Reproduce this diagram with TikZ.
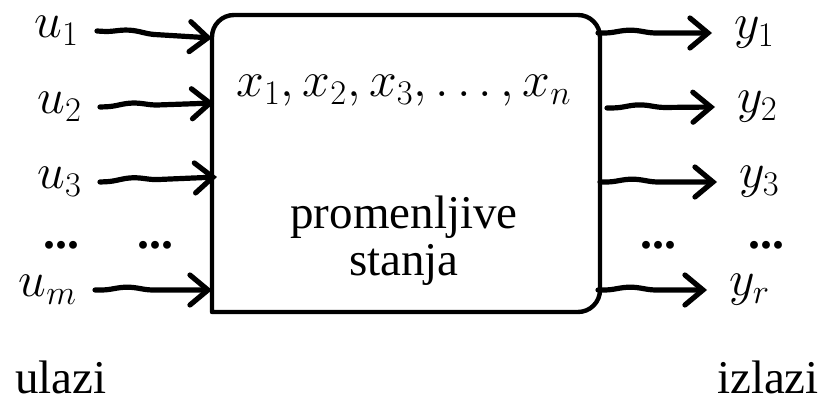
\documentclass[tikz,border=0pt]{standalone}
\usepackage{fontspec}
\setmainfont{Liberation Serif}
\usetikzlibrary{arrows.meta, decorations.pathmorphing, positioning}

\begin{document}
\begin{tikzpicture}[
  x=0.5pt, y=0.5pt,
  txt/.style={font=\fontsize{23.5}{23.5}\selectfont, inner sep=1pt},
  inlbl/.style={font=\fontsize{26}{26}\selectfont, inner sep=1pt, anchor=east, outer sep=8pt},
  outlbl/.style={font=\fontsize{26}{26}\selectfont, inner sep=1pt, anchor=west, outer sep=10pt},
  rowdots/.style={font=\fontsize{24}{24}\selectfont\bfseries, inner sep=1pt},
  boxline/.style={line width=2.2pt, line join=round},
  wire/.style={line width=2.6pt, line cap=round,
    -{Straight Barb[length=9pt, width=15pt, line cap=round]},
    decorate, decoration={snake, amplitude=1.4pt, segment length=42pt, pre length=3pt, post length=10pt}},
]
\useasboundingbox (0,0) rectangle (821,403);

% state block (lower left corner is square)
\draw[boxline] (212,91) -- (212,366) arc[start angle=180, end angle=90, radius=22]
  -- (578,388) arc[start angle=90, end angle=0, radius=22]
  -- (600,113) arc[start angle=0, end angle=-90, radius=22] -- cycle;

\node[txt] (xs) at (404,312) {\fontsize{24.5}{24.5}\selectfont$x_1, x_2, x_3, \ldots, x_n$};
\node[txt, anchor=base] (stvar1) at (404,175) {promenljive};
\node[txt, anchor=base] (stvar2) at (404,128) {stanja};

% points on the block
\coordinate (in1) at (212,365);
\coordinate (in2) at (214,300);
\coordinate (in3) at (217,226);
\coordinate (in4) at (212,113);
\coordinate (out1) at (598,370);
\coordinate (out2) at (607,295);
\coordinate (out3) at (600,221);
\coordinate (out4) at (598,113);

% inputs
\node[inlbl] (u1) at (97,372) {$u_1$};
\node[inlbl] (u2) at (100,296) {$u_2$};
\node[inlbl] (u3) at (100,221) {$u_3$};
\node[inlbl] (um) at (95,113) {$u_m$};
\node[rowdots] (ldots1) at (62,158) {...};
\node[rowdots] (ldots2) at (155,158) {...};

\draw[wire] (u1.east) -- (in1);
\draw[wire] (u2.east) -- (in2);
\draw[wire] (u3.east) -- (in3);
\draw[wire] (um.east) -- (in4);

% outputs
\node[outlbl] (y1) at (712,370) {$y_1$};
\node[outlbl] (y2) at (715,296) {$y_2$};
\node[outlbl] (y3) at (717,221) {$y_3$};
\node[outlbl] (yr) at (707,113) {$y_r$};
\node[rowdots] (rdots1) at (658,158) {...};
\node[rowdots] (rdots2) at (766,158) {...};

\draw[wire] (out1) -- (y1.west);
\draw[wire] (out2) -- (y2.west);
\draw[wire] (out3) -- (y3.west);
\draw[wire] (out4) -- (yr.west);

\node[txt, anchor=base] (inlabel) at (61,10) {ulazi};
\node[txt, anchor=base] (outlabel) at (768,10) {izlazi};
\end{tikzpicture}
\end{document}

::::::

■ TASK TO CARRY OUT ■
Repeat the lines above, starting at the first and stopping after the line that holds "(out4) at (598,113);", with the pictures left out.

■ TASK SOLUTION ■
Reproduce this diagram with TikZ.
\documentclass[tikz,border=0pt]{standalone}
\usepackage{fontspec}
\setmainfont{Liberation Serif}
\usetikzlibrary{arrows.meta, decorations.pathmorphing, positioning}

\begin{document}
\begin{tikzpicture}[
  x=0.5pt, y=0.5pt,
  txt/.style={font=\fontsize{23.5}{23.5}\selectfont, inner sep=1pt},
  inlbl/.style={font=\fontsize{26}{26}\selectfont, inner sep=1pt, anchor=east, outer sep=8pt},
  outlbl/.style={font=\fontsize{26}{26}\selectfont, inner sep=1pt, anchor=west, outer sep=10pt},
  rowdots/.style={font=\fontsize{24}{24}\selectfont\bfseries, inner sep=1pt},
  boxline/.style={line width=2.2pt, line join=round},
  wire/.style={line width=2.6pt, line cap=round,
    -{Straight Barb[length=9pt, width=15pt, line cap=round]},
    decorate, decoration={snake, amplitude=1.4pt, segment length=42pt, pre length=3pt, post length=10pt}},
]
\useasboundingbox (0,0) rectangle (821,403);

% state block (lower left corner is square)
\draw[boxline] (212,91) -- (212,366) arc[start angle=180, end angle=90, radius=22]
  -- (578,388) arc[start angle=90, end angle=0, radius=22]
  -- (600,113) arc[start angle=0, end angle=-90, radius=22] -- cycle;

\node[txt] (xs) at (404,312) {\fontsize{24.5}{24.5}\selectfont$x_1, x_2, x_3, \ldots, x_n$};
\node[txt, anchor=base] (stvar1) at (404,175) {promenljive};
\node[txt, anchor=base] (stvar2) at (404,128) {stanja};

% points on the block
\coordinate (in1) at (212,365);
\coordinate (in2) at (214,300);
\coordinate (in3) at (217,226);
\coordinate (in4) at (212,113);
\coordinate (out1) at (598,370);
\coordinate (out2) at (607,295);
\coordinate (out3) at (600,221);
\coordinate (out4) at (598,113);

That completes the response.